Efsun delirtecek kadını. “Bu evden yaka paça atılacaksın. Herkes suratına
tükürecek, 5 kuruşsuz kalacaksın, sürüneceksin. O gün gelecek göreceksin. Sabırla
bekliyorum.” derken tüylerim diken diken oldu. Sezon finalini mi söyledi Hülya
acaba? Fulya’nın kapı dinleme konusunda
biraz daha çalışması lazım. Sen ki 20 yıl sır saklamış kadınsın, bunu mu
yapamayacaksın. Ne yaparsa yapsın Mehmet Emir’i durduramayacak. Belki bir çocuk
doğurarak işin seyrini değiştirebilir. Öbür türlüsü zor.
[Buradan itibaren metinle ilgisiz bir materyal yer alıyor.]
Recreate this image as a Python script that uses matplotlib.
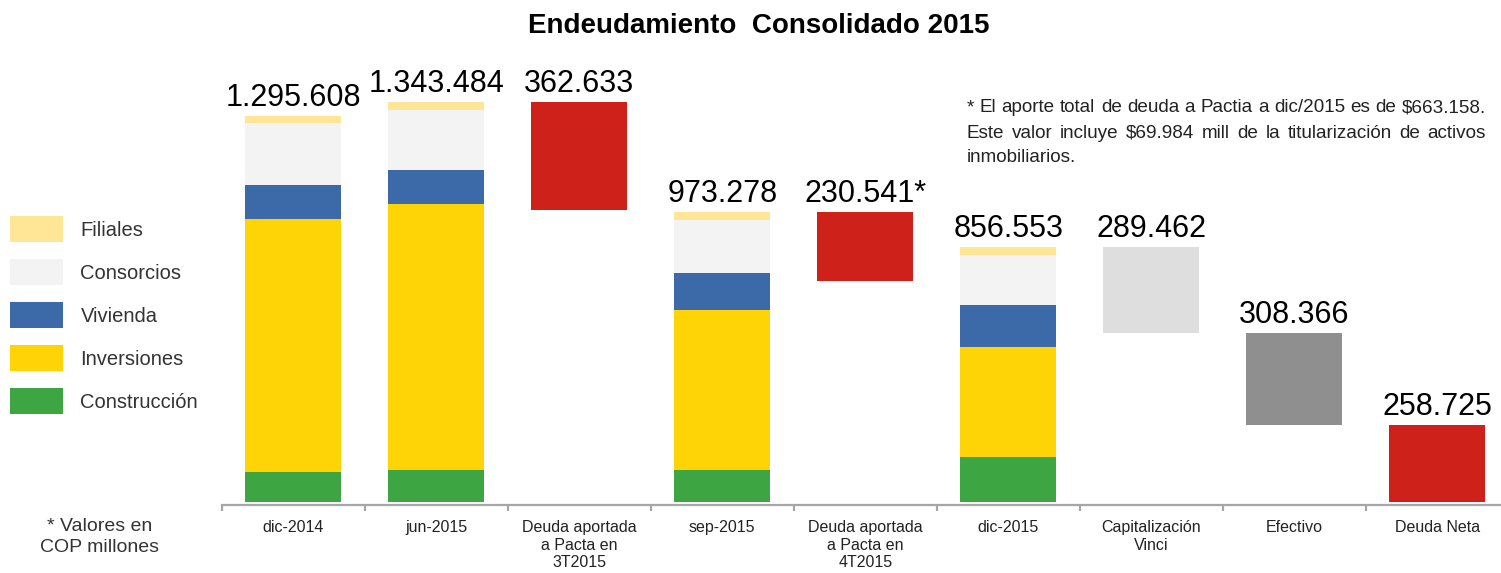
import matplotlib
matplotlib.use('Agg')
import matplotlib.pyplot as plt
import numpy as np

plt.rcParams['font.family'] = ['Liberation Sans', 'DejaVu Sans']

# categories on the x axis
categories = ['dic-2014', 'jun-2015', 'Deuda aportada\na Pacta en\n3T2015', 'sep-2015',
              'Deuda aportada\na Pacta en\n4T2015', 'dic-2015', 'Capitalización\nVinci',
              'Efectivo', 'Deuda Neta']

# stacked periods (COP millones)
periods = ['dic-2014', 'jun-2015', 'sep-2015', 'dic-2015']
totales = [1295608, 1343484, 973278, 856553]
construccion = [100000, 106000, 107000, 151000]
inversiones = [848000, 895000, 537000, 369000]
vivienda = [114000, 114000, 124000, 141000]
consorcios = [208000, 199000, 178000, 169000]
filiales = [25608, 29484, 27278, 26553]

# floating steps
aporte_3t = 362633
aporte_4t = 230541
capitalizacion = 289462
efectivo = 308366
deuda_neta = 258725

seg_names = ['Construcción', 'Inversiones', 'Vivienda', 'Consorcios', 'Filiales']
seg_colors = ['#3da643', '#fed406', '#3c6aa8', '#f3f3f3', '#ffe596']
red = '#cd2119'

fig = plt.figure(figsize=(15.01, 5.73), dpi=100)
ax = fig.add_axes([221.7/1501, 68/573, 1287/1501, 445/573])

xpos = {c: i for i, c in enumerate(categories)}
px = [xpos[p] for p in periods]
w = 0.67

bottom = np.zeros(len(periods))
handles = []
for vals, name, col in zip([construccion, inversiones, vivienda, consorcios, filiales], seg_names, seg_colors):
    b = ax.bar(px, vals, w, bottom=bottom, color=col, label=name)
    handles.append(b)
    bottom += np.array(vals)

# waterfall steps
top3 = totales[1]
ax.bar(2, aporte_3t, w, bottom=top3 - aporte_3t, color=red)
top4 = totales[2]
ax.bar(4, aporte_4t, w, bottom=top4 - aporte_4t, color=red)
topc = totales[3]
ax.bar(6, capitalizacion, w, bottom=topc - capitalizacion, color='#dedede')
tope = topc - capitalizacion
ax.bar(7, efectivo, w, bottom=tope - efectivo, color='#8f8f8f')
ax.bar(8, deuda_neta, w, color=red)

def fmt(v):
    return f'{v:,}'.replace(',', '.')

labels = [(0, totales[0], fmt(totales[0])), (1, totales[1], fmt(totales[1])),
          (2, top3, fmt(aporte_3t)), (3, totales[2], fmt(totales[2])),
          (4, top4, fmt(aporte_4t) + '*'), (5, totales[3], fmt(totales[3])),
          (6, topc, fmt(capitalizacion)), (7, tope, fmt(efectivo)),
          (8, deuda_neta, fmt(deuda_neta))]
for x, y, t in labels:
    ax.annotate(t, (x, y), xytext=(0, 7), textcoords='offset points',
                ha='center', va='baseline', fontsize=22, color='black')

ax.set_xlim(-0.5, 8.5)
ax.set_ylim(-10000, 1483000)
for s in ['top', 'right', 'left']:
    ax.spines[s].set_visible(False)
ax.spines['bottom'].set_color('#a6a6a6')
ax.spines['bottom'].set_linewidth(1.6)
ax.set_yticks([])
ax.set_xticks(range(len(categories)))
ax.set_xticklabels(categories, fontsize=11.5, color='#222222')
ax.tick_params(axis='x', which='major', length=0, pad=11)
ax.set_xticks(np.arange(-0.5, 9, 1), minor=True)
ax.tick_params(axis='x', which='minor', length=4, width=1.6, color='#a6a6a6', direction='out')

fig.text(759/1501, 1 - 33.3/573, 'Endeudamiento  Consolidado 2015', ha='center', va='baseline',
         fontsize=20, fontweight='bold')

fig.legend(handles[::-1], seg_names[::-1], loc='upper left', bbox_to_anchor=(10/1501, 1 - 216/573),
           frameon=False, borderpad=0, borderaxespad=0, fontsize=14.5, handlelength=2.65,
           handleheight=1.6, labelspacing=0.85, handletextpad=0.85, labelcolor='#333333')

fig.text(100/1501, 1 - 537/573, '* Valores en\nCOP millones', ha='center', va='center',
         fontsize=14, color='#333333', linespacing=1.25)

# justified note, top right
note = ['* El aporte total de deuda a Pactia a dic/2015 es de $663.158.',
        'Este valor incluye $69.984 mill de la titularización de activos',
        'inmobiliarios.']
r = fig.canvas.get_renderer()
x0, x1 = 967/1501, 1486/1501
for i, line in enumerate(note):
    y = 1 - (108 + 25*i)/573
    if i == len(note) - 1:
        fig.text(x0, y, line, va='center', fontsize=13.6, color='#222222')
        continue
    words = line.split()
    ts = [fig.text(0, y, wd, va='center', fontsize=13.6, color='#222222') for wd in words]
    widths = [t.get_window_extent(r).width / fig.bbox.width for t in ts]
    gap = (x1 - x0 - sum(widths)) / (len(words) - 1)
    x = x0
    for t, wd in zip(ts, widths):
        t.set_x(x)
        x += wd + gap

fig.savefig('out.png', dpi=100)
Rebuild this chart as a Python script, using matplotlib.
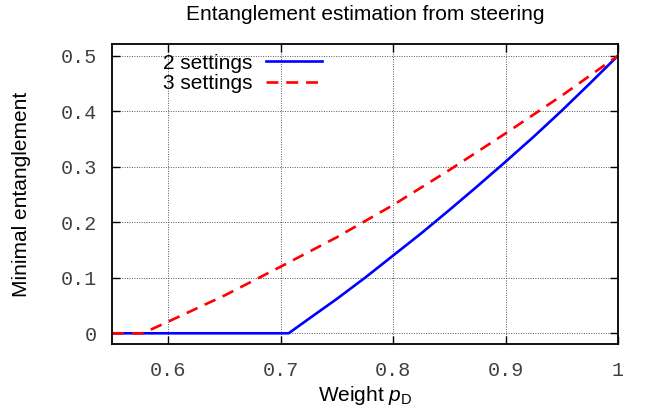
import numpy as np
import matplotlib
matplotlib.use("Agg")
import matplotlib.pyplot as plt

# values
p_two = [0.55, 0.7071, 0.725, 0.75, 0.775, 0.80, 0.825, 0.85, 0.875, 0.90, 0.925, 0.95, 0.975, 1.00]
e_two = [0.0, 0.0, 0.026, 0.062, 0.100, 0.140, 0.180, 0.222, 0.265, 0.309, 0.354, 0.401, 0.450, 0.500]

p_three = [0.55, 0.5774, 0.60, 0.65, 0.70, 0.75, 0.80, 0.85, 0.90, 0.95, 1.00]
e_three = [0.0, 0.0, 0.021, 0.068, 0.120, 0.173, 0.231, 0.294, 0.360, 0.428, 0.500]

x_ticks = [0.6, 0.7, 0.8, 0.9, 1.0]
x_ticklabels = ["0.6", "0.7", "0.8", "0.9", "1"]
y_ticks = [0, 0.1, 0.2, 0.3, 0.4, 0.5]
y_ticklabels = ["0", "0.1", "0.2", "0.3", "0.4", "0.5"]

sans = "Liberation Sans"
mono = "Liberation Mono"
plt.rcParams["mathtext.fontset"] = "custom"
plt.rcParams["mathtext.it"] = "Liberation Sans:italic"
plt.rcParams["mathtext.rm"] = "Liberation Sans"

fig = plt.figure(figsize=(6.6, 4.16), dpi=100)
ax = fig.add_axes([112 / 660, 1 - 344 / 416, (618 - 112) / 660, (344 - 44) / 416])

ax.plot(p_two, e_two, color="#0000ff", lw=1.9, label="2 settings")
ax.plot(p_three, e_three, color="#ff0000", lw=1.9, ls=(0, (4.5, 3)), label="3 settings")

ax.set_xlim(0.55, 1.0)
ax.set_ylim(-0.0193, 0.521)
ax.set_xticks(x_ticks)
ax.set_xticklabels(x_ticklabels, family=mono, fontsize=14.5, color="#404040")
ax.set_yticks(y_ticks)
ax.set_yticklabels(y_ticklabels, family=mono, fontsize=14.5, color="#404040")
ax.tick_params(direction="in", length=6, width=1, top=True, right=True, pad=11)
ax.tick_params(axis="x", pad=12)

ax.grid(True, color="#555555", ls=(0, (1, 1.5)), lw=0.7)
for s in ax.spines.values():
    s.set_linewidth(1.3)

ax.set_title("Entanglement estimation from steering", family=sans, fontsize=15, pad=17)
ax.set_xlabel(r"Weight $p_\mathrm{D}$", family=sans, fontsize=15, labelpad=3)
ax.set_ylabel("Minimal entanglement", family=sans, fontsize=15, labelpad=21)

leg = ax.legend(loc="upper left", bbox_to_anchor=(0.064, 1.03), frameon=False,
                markerfirst=False, handlelength=2.7, handletextpad=0.65,
                labelspacing=0.08, prop={"family": sans, "size": 15})

fig.savefig("out.png", dpi=100)
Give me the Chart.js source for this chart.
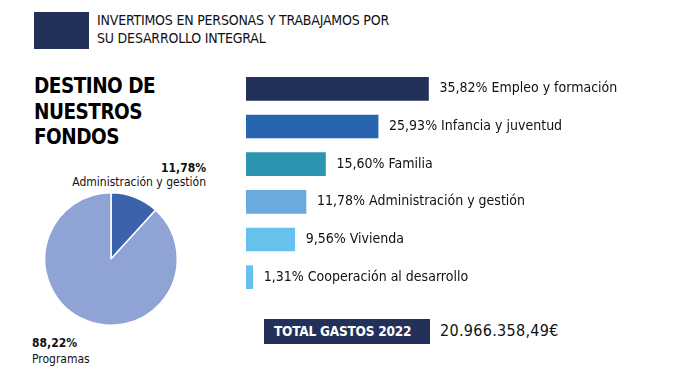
<!DOCTYPE html>
<html><head><meta charset="utf-8">
<script src="https://cdn.jsdelivr.net/npm/chart.js@4"></script>
<style>
html,body{margin:0;padding:0;background:#fff;width:679px;height:383px;overflow:hidden;position:relative;font-family:"DejaVu Sans Condensed","DejaVu Sans",sans-serif;color:#111;}
.abs{position:absolute;white-space:nowrap;}
#hdrbox{left:34px;top:12px;width:55px;height:37px;background:#22305a;}
#hdr{left:97px;top:12px;font-size:14px;line-height:17.5px;color:#111;letter-spacing:-0.2px;}
#title{left:34px;top:74px;font-size:20.5px;line-height:25.5px;font-weight:bold;color:#000;letter-spacing:-0.5px;}
#pl1{right:473px;top:161px;font-size:12px;line-height:14px;text-align:right;}
#pl2{left:32px;top:335px;font-size:12px;line-height:16px;}
#totbox{left:264px;top:319px;width:166px;height:25px;background:#22305a;color:#fff;font-weight:bold;font-size:13.5px;line-height:25px;text-indent:10px;letter-spacing:-0.2px;}
#totval{left:440px;top:318px;font-size:16px;line-height:25px;color:#111;letter-spacing:0.3px;}
</style></head>
<body>
<div class="abs" id="hdrbox"></div>
<div class="abs" id="hdr"></div>
<div class="abs" id="title"></div>
<div class="abs" id="pl1"></div>
<div class="abs" id="pl2"></div>
<div class="abs" id="totbox"></div>
<div class="abs" id="totval"></div>
<canvas id="bars" width="433" height="226" style="position:absolute;left:246px;top:70px;"></canvas>
<canvas id="pie" width="136" height="136" style="position:absolute;left:43px;top:190.5px;"></canvas>
<script>
// ---- data ----
const headerLines = ["INVERTIMOS EN PERSONAS Y TRABAJAMOS POR", "SU DESARROLLO INTEGRAL"];
const titleLines = ["DESTINO DE", "NUESTROS", "FONDOS"];
const categories = ["Empleo y formación", "Infancia y juventud", "Familia", "Administración y gestión", "Vivienda", "Cooperación al desarrollo"];
const values = [35.82, 25.93, 15.60, 11.78, 9.56, 1.31];
const pieLabels = ["Administración y gestión", "Programas"];
const pieValues = [11.78, 88.22];
const totalLabel = "TOTAL GASTOS 2022";
const totalValue = "20.966.358,49€";

// ---- styles ----
const barColors = ["#22305a", "#2766ae", "#2995ae", "#6aaadf", "#66c1ee", "#66c1ee"];
const pieColors = ["#3b62aa", "#8fa3d5"];
const fmt = v => v.toFixed(2).replace('.', ',') + '%';

document.getElementById('hdr').innerHTML = headerLines.join('<br>');
document.getElementById('title').innerHTML = titleLines.join('<br>');
document.getElementById('pl1').innerHTML = '<b>' + fmt(pieValues[0]) + '</b><br>' + pieLabels[0];
document.getElementById('pl2').innerHTML = '<b>' + fmt(pieValues[1]) + '</b><br>' + pieLabels[1];
document.getElementById('totbox').textContent = totalLabel;
document.getElementById('totval').textContent = totalValue;

const labelPlugin = {
  id: 'barLabels',
  afterDatasetsDraw(chart) {
    const ctx = chart.ctx;
    const meta = chart.getDatasetMeta(0);
    ctx.save();
    ctx.font = '14px "DejaVu Sans Condensed", "DejaVu Sans", sans-serif';
    ctx.fillStyle = '#111';
    ctx.textBaseline = 'middle';
    meta.data.forEach((bar, i) => {
      ctx.fillText(fmt(values[i]) + ' ' + categories[i], bar.x + 11, bar.y);
    });
    ctx.restore();
  }
};

new Chart(document.getElementById('bars'), {
  type: 'bar',
  data: { labels: categories, datasets: [{ data: values, backgroundColor: barColors, barThickness: 23, borderWidth: 0 }] },
  options: {
    indexAxis: 'y', responsive: false, animation: false,
    layout: { padding: 0 },
    plugins: { legend: { display: false }, tooltip: { enabled: false } },
    scales: {
      x: { display: false, min: 0, max: 85 },
      y: { display: false, offset: true }
    }
  },
  plugins: [labelPlugin]
});

new Chart(document.getElementById('pie'), {
  type: 'pie',
  data: { labels: pieLabels, datasets: [{ data: pieValues, backgroundColor: pieColors, borderColor: '#ffffff', borderWidth: 1.5 }] },
  options: {
    responsive: false, animation: false,
    layout: { padding: 1 },
    plugins: { legend: { display: false }, tooltip: { enabled: false } }
  }
});
</script>
</body></html>
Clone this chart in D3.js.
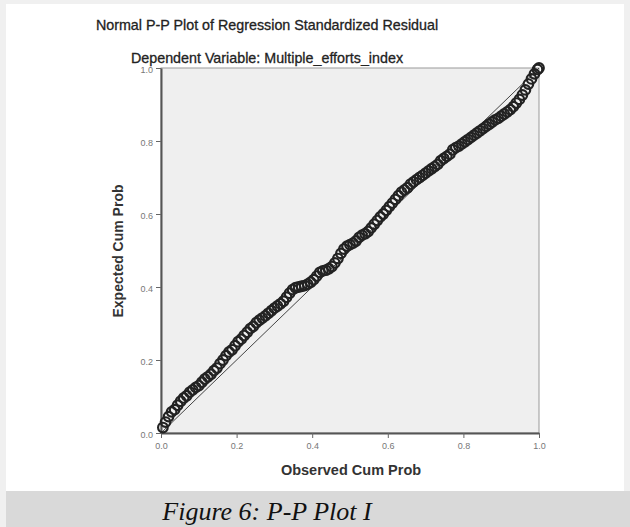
<!DOCTYPE html>
<html lang="en">
  <head>
    <meta charset="utf-8">
    <title>P-P Plot</title>
    <script src="https://cdn.jsdelivr.net/npm/d3@7"></script>
    <style>
      body { margin: 0; background: #fff; }
      text { font-family: "Liberation Sans", Arial, sans-serif; }
    </style>
  </head>
  <body>
    <script>

      // observed vs expected cumulative probability
      var obsCumProb = [0.005,0.012,0.020,0.028,0.036,0.044,0.052,0.060,0.068,0.076,0.084,0.092,0.100,0.108,0.116,0.124,0.132,0.140,0.148,0.156,
        0.164,0.172,0.180,0.188,0.196,0.204,0.212,0.220,0.228,0.236,0.244,0.252,0.260,0.268,0.276,0.284,0.292,0.300,0.308,0.316,
        0.324,0.332,0.340,0.348,0.356,0.364,0.372,0.380,0.388,0.396,0.404,0.412,0.420,0.428,0.436,0.444,0.452,0.460,0.468,0.476,
        0.484,0.492,0.500,0.508,0.516,0.524,0.532,0.540,0.548,0.556,0.564,0.572,0.580,0.588,0.596,0.604,0.612,0.620,0.628,0.636,
        0.644,0.652,0.660,0.668,0.676,0.684,0.692,0.700,0.708,0.716,0.724,0.732,0.740,0.748,0.756,0.764,0.772,0.780,0.788,0.796,
        0.804,0.812,0.820,0.828,0.836,0.844,0.852,0.860,0.868,0.876,0.884,0.892,0.900,0.908,0.916,0.924,0.932,0.940,0.948,0.956,
        0.964,0.972,0.980,0.988,0.996,1.000];
      var expCumProb = [0.015,0.030,0.045,0.058,0.064,0.076,0.087,0.096,0.102,0.112,0.118,0.125,0.130,0.139,0.148,0.154,0.161,0.171,0.178,0.190,
        0.200,0.212,0.222,0.228,0.239,0.250,0.257,0.267,0.276,0.286,0.292,0.302,0.309,0.315,0.321,0.328,0.335,0.342,0.348,0.354,
        0.361,0.372,0.383,0.393,0.398,0.400,0.402,0.404,0.408,0.413,0.420,0.430,0.440,0.444,0.446,0.450,0.456,0.466,0.478,0.492,
        0.504,0.512,0.516,0.520,0.526,0.536,0.542,0.546,0.552,0.562,0.572,0.582,0.592,0.600,0.610,0.620,0.630,0.640,0.650,0.660,
        0.666,0.672,0.682,0.688,0.694,0.700,0.706,0.712,0.718,0.724,0.730,0.736,0.746,0.752,0.758,0.764,0.776,0.782,0.786,0.792,
        0.798,0.804,0.810,0.816,0.822,0.828,0.834,0.840,0.846,0.852,0.858,0.862,0.868,0.874,0.880,0.886,0.894,0.904,0.914,0.926,
        0.940,0.956,0.970,0.984,0.996,1.000];
      var tickValues = [0, 0.2, 0.4, 0.6, 0.8, 1.0];
      var tickLabels = ["0.0", "0.2", "0.4", "0.6", "0.8", "1.0"];

      var svg = d3.select("body").append("svg")
                  .attr("width", 630)
                  .attr("height", 527);

      // page frame + caption band
      svg.append("rect").attr("width", 630).attr("height", 527).style("fill", "#f0f0f0");
      svg.append("rect").attr("x", 6).attr("y", 4).attr("width", 618).attr("height", 487).style("fill", "#fff");
      svg.append("rect").attr("x", 6).attr("y", 491).attr("width", 624).attr("height", 36).style("fill", "#d9d9d9");
      svg.append("text")
         .attr("x", 267).attr("y", 520)
         .attr("text-anchor", "middle")
         .style("font-family", "'Liberation Serif', 'Times New Roman', serif")
         .style("font-style", "italic")
         .style("font-size", "26px")
         .style("fill", "#111")
         .text("Figure 6: P-P Plot I");

      var x = d3.scaleLinear().domain([0, 1]).range([161, 539]);
      var y = d3.scaleLinear().domain([0, 1]).range([433, 68]);

      // plot background
      svg.append("rect")
         .attr("x", x(0)).attr("y", y(1))
         .attr("width", x(1) - x(0)).attr("height", y(0) - y(1))
         .style("fill", "#efefef")
         .style("stroke", "#999")
         .style("stroke-width", 1);

      // titles
      svg.append("text")
         .attr("x", 267).attr("y", 30)
         .attr("text-anchor", "middle")
         .style("font-size", "14.3px")
         .style("fill", "#222")
         .style("stroke", "#222").style("stroke-width", 0.3)
         .text("Normal P-P Plot of Regression Standardized Residual");
      svg.append("text")
         .attr("x", 267).attr("y", 63)
         .attr("text-anchor", "middle")
         .style("font-size", "14.3px")
         .style("fill", "#222")
         .style("stroke", "#222").style("stroke-width", 0.3)
         .text("Dependent Variable: Multiple_efforts_index");

      // axes
      var xAxis = d3.axisBottom(x).tickValues(tickValues).tickSize(5).tickSizeOuter(0)
                    .tickFormat(function(d, i) { return tickLabels[i]; });
      var yAxis = d3.axisLeft(y).tickValues(tickValues).tickSize(5).tickSizeOuter(0)
                    .tickFormat(function(d, i) { return tickLabels[i]; });

      var gx = svg.append("g").attr("transform", "translate(0," + y(0) + ")").call(xAxis);
      var gy = svg.append("g").attr("transform", "translate(" + x(0) + ",0)").call(yAxis);
      [gx, gy].forEach(function(g) {
        g.select(".domain").style("stroke", "#555").style("stroke-width", 2);
        g.selectAll(".tick line").style("stroke", "#666");
        g.selectAll(".tick text").style("font-family", "'Liberation Sans', Arial, sans-serif")
         .style("font-size", "9px").style("fill", "#777");
      });
      gx.selectAll(".tick text").attr("dy", "0.9em");
      gy.selectAll(".tick text").attr("dy", "0.45em");

      svg.append("text")
         .attr("x", 351).attr("y", 475)
         .attr("text-anchor", "middle")
         .style("font-size", "14.5px").style("font-weight", "bold")
         .style("fill", "#333")
         .text("Observed Cum Prob");
      svg.append("text")
         .attr("transform", "translate(123,251) rotate(-90)")
         .attr("text-anchor", "middle")
         .style("font-size", "14px").style("font-weight", "bold")
         .style("fill", "#333")
         .text("Expected Cum Prob");

      // reference diagonal
      svg.append("line")
         .attr("x1", x(0)).attr("y1", y(0))
         .attr("x2", x(1)).attr("y2", y(1))
         .style("stroke", "#444").style("stroke-width", 1);

      // residual points
      svg.selectAll("circle.pt")
         .data(obsCumProb)
         .enter().append("circle")
         .attr("class", "pt")
         .attr("cx", function(d) { return x(d); })
         .attr("cy", function(d, i) { return y(expCumProb[i]); })
         .attr("r", 4.8)
         .style("fill", "none")
         .style("stroke", "#222")
         .style("stroke-width", 2.2);

    </script>
  </body>
</html>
Şehrin en popüler lokantasını seçmeseydin keşke
Külkedisi.
Gelecek bölüm, Bahar’ın
müşterisi az bir lokantada çalışmasını ümit ediyorum. Ben böyle bir bulaşık
görmedim. Yıka yıka bitmedi. Baktıkça içim daraldı. Haftaya, “Nasılsın”
sorusunu “İdare ediyorum” diye yanıtlayıp içimizi ezen Bahar ve Ateş’in
yüzlerini gülerken görmek istiyorum. Çok mu şey istiyorum acaba? Finaldeki
altın gömme konusu ise; Nuran’la Efsun hallederler o konuda heyecanlanmayın.